---- Data records
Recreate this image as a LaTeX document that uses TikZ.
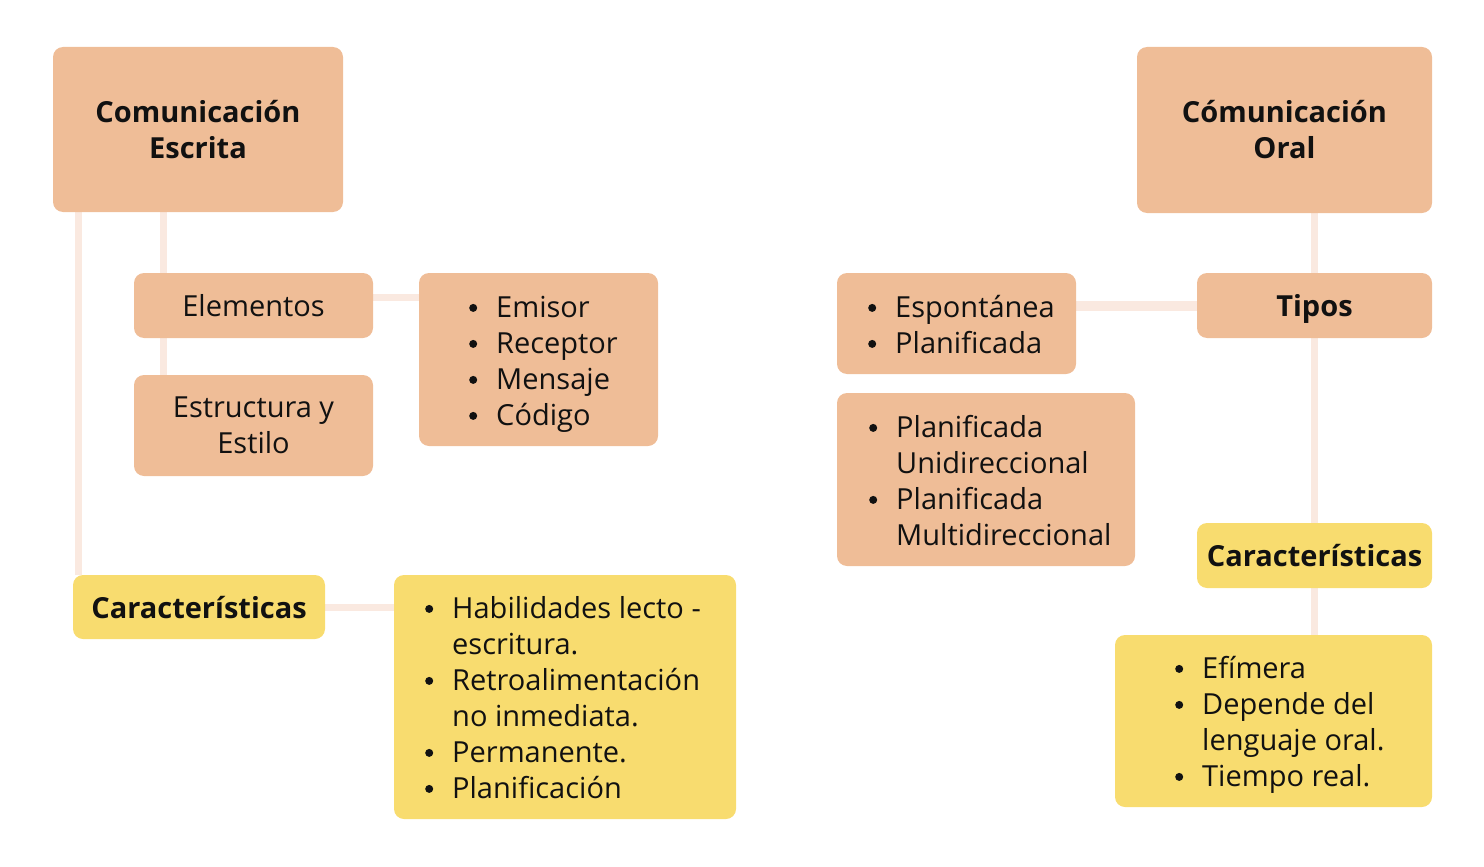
\documentclass[tikz,border=0pt]{standalone}
\usepackage{fontspec}
\setmainfont{Open Sans}
\usetikzlibrary{backgrounds}
\definecolor{boxorange}{HTML}{EFBD97}
\definecolor{boxyellow}{HTML}{F8DC6F}
\definecolor{linkc}{HTML}{FAE9E0}
\definecolor{txt}{HTML}{111111}
\newcommand{\bl}{\makebox[27pt][l]{\tikz[baseline=0pt]\fill[txt] (4pt,9.5pt) circle (4pt);}}
\tikzset{
  x=1pt, y=-1pt,
  box/.style={rounded corners=10pt, inner sep=0pt, align=center, text=txt,
    font=\fontsize{29}{36}\selectfont},
  obox/.style={box, fill=boxorange},
  ybox/.style={box, fill=boxyellow},
  oneline/.style={text height=28pt, text depth=6pt},
  title/.style={font=\fontsize{29}{36}\selectfont\bfseries},
  listtxt/.style={inner sep=0pt, anchor=north west, text=txt, align=left,
    font=\fontsize{29}{36}\selectfont},
  link/.style={draw=linkc, line width=7pt},
}
\begin{document}
\begin{tikzpicture}
\useasboundingbox (0,0) rectangle (1484,867);
\coordinate (xl) at (78,0);
\coordinate (xm) at (163,0);
\coordinate (ye) at (0,297);
% left side
\node[obox, title, minimum width=290pt, minimum height=165pt] (escrita) at (198,129.5) {Comunicación\\Escrita};
\node[obox, oneline, minimum width=239pt, minimum height=65pt] (elem) at (253.5,305.5) {Elementos};
\node[obox, minimum width=239pt, minimum height=101pt] (estr) at (253.5,425.5) {Estructura y\\Estilo};
\node[obox, minimum width=239pt, minimum height=173pt] (emisor) at (538.5,359.5) {};
\node[listtxt] (emisortxt) at (469,292) {\begin{tabular}{@{}l@{}l@{}}\bl&Emisor\\\bl&Receptor\\\bl&Mensaje\\\bl&Código\end{tabular}};
\node[ybox, title, oneline, minimum width=252pt, minimum height=64pt] (carL) at (199,607) {Características};
\node[ybox, minimum width=342pt, minimum height=244pt] (hab) at (565,697) {};
\node[listtxt] (habtxt) at (425,593) {\begin{tabular}{@{}l@{}l@{}}\bl&Habilidades lecto -\\&escritura.\\\bl&Retroalimentación\\&no inmediata.\\\bl&Permanente.\\\bl&Planificación\end{tabular}};
% right side
\node[obox, title, minimum width=295pt, minimum height=166pt] (oral) at (1284.5,130) {Cómunicación\\Oral};
\node[obox, title, oneline, minimum width=235pt, minimum height=65pt] (tipos) at (1314.5,305.5) {Tipos};
\node[obox, minimum width=239pt, minimum height=101pt] (espont) at (956.5,323.5) {};
\node[listtxt] (esponttxt) at (868,292) {\begin{tabular}{@{}l@{}l@{}}\bl&Espontánea\\\bl&Planificada\end{tabular}};
\node[obox, minimum width=298pt, minimum height=173pt] (planif) at (986,479.5) {};
\node[listtxt] (planiftxt) at (869,412) {\begin{tabular}{@{}l@{}l@{}}\bl&Planificada\\&Unidireccional\\\bl&Planificada\\&Multidireccional\end{tabular}};
\node[ybox, title, oneline, minimum width=235pt, minimum height=65pt] (carR) at (1314.5,555.5) {Características};
\node[ybox, minimum width=317pt, minimum height=172pt] (efim) at (1273.5,721) {};
\node[listtxt] (efimtxt) at (1175,653) {\begin{tabular}{@{}l@{}l@{}}\bl&Efímera\\\bl&Depende del\\&lenguaje oral.\\\bl&Tiempo real.\end{tabular}};
\begin{scope}[on background layer]
\draw[link] (escrita.south -| xl) -- (carL.north -| xl);
\draw[link] (escrita.south -| xm) -- (elem.north -| xm);
\draw[link] (elem.south -| xm) -- (estr.north -| xm);
\draw[link] (elem.east |- ye) -- (emisor.west |- ye);
\draw[link] (carL.east) -- (hab.west |- carL.east);
\draw[link] (oral.south -| tipos.north) -- (tipos.north);
\draw[link] (tipos.south) -- (carR.north);
\draw[link] (carR.south) -- (efim.north -| carR.south);
\draw[link, line width=10pt] (tipos.west) -- (espont.east |- tipos.west);
\end{scope}
\end{tikzpicture}
\end{document}
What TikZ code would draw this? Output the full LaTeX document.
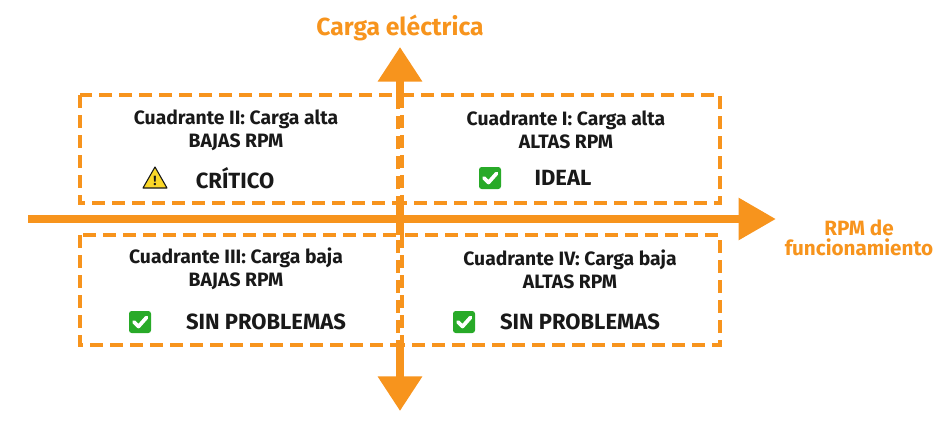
\documentclass[tikz,border=0pt]{standalone}
\usepackage{fontspec}
\setmainfont{Fira Sans}
\usetikzlibrary{arrows.meta,positioning}
\definecolor{naranja}{RGB}{247,148,29}
\definecolor{tinta}{RGB}{25,25,25}
\definecolor{verde}{RGB}{40,170,40}
\definecolor{amarillo}{RGB}{250,215,40}
\tikzset{
  cuadro/.style={draw=naranja,line width=3.2pt,dash pattern=on 10pt off 5pt},
  texto/.style={font=\bfseries\fontsize{14.5}{17}\selectfont,text=tinta,align=center},
  estado/.style={font=\bfseries\fontsize{16.5}{19}\selectfont,text=tinta},
  eje/.style={font=\bfseries\fontsize{18.5}{21}\selectfont,text=naranja,align=center},
  okicon/.pic={
    \fill[verde,rounded corners=2pt] (-11,-11) rectangle (11,11);
    \draw[white,line width=2.8pt,line cap=round,line join=round] (-6,0) -- (-1.5,4.5) -- (6.5,-4.5);
  },
  warnicon/.pic={
    \fill[amarillo,draw=tinta,line width=0.8pt,line join=round] (-12,10) -- (0,-11) -- (12,10) -- cycle;
    \node[font=\bfseries\fontsize{10}{10}\selectfont,text=tinta] at (0,2.5) {!};
  }
}
\begin{document}
\begin{tikzpicture}[x=0.75pt,y=-0.75pt]
\useasboundingbox (0,0) rectangle (940,421);

% -- cuadrantes --
\draw[cuadro] (80,95) rectangle (398,203);
\draw[cuadro] (402,95) rectangle (720,203);
\draw[cuadro] (80,235) rectangle (398,345);
\draw[cuadro] (402,235) rectangle (720,345);

% -- ejes --
\coordinate (ejeIzq) at (28,219);
\coordinate (ejeDer) at (776,219);
\coordinate (ejeArr) at (400,47);
\coordinate (ejeAbj) at (400,411);
\coordinate (ejeArrBase) at (400,97);
\coordinate (ejeAbjBase) at (400,343);
\draw[naranja,line width=6.5pt,-{Triangle[length=28pt,width=30pt]}] (ejeIzq) -- (ejeDer);
\draw[naranja,line width=6pt,-{Triangle[length=26pt,width=32pt]}] (ejeArrBase) -- (ejeArr);
\draw[naranja,line width=6pt,-{Triangle[length=26pt,width=32pt]}] (ejeAbjBase) -- (ejeAbj);
\draw[naranja,line width=6pt] (400,203) -- (400,235);

\node[eje] (cargaLabel) at (400,28) {Carga eléctrica};
\node[eje,font=\bfseries\fontsize{15.5}{18}\selectfont] (rpmLabel) at (859,238) {RPM de\\[-3pt]funcionamiento};

% -- textos de cada cuadrante --
\node[texto] (qII) at (236,130) {Cuadrante II: Carga alta\\BAJAS RPM};
\node[estado] (qIIestado) at (235,178) {CRÍTICO};
\pic at (155,178) {warnicon};

\node[texto] (qI) at (566,130) {Cuadrante I: Carga alta\\ALTAS RPM};
\node[estado] (qIestado) at (563,178) {IDEAL};
\pic at (490,178) {okicon};

\node[texto] (qIII) at (236,269) {Cuadrante III: Carga baja\\BAJAS RPM};
\node[estado] (qIIIestado) at (266,322) {SIN PROBLEMAS};
\pic at (140,322) {okicon};

\node[texto] (qIV) at (570,269) {Cuadrante IV: Carga baja\\ALTAS RPM};
\node[estado] (qIVestado) at (580,322) {SIN PROBLEMAS};
\pic at (464,322) {okicon};
\end{tikzpicture}
\end{document}
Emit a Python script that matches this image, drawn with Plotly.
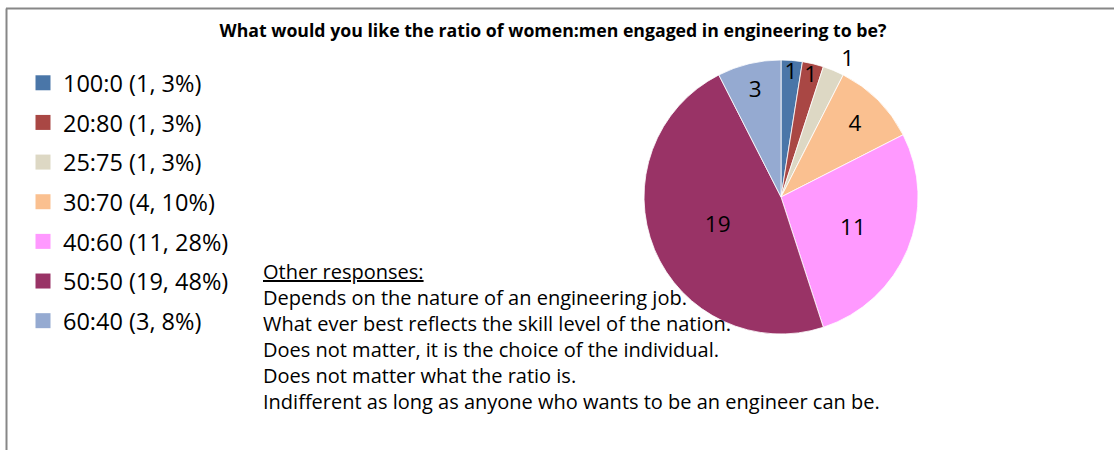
--------
### Objective
Where a line holds "this", copy that line.

### Reply
Recreate this image as a LaTeX document that uses TikZ.
What TikZ code would draw this? Output the full LaTeX document.
Emit a Python script that matches this image, drawn with Plotly.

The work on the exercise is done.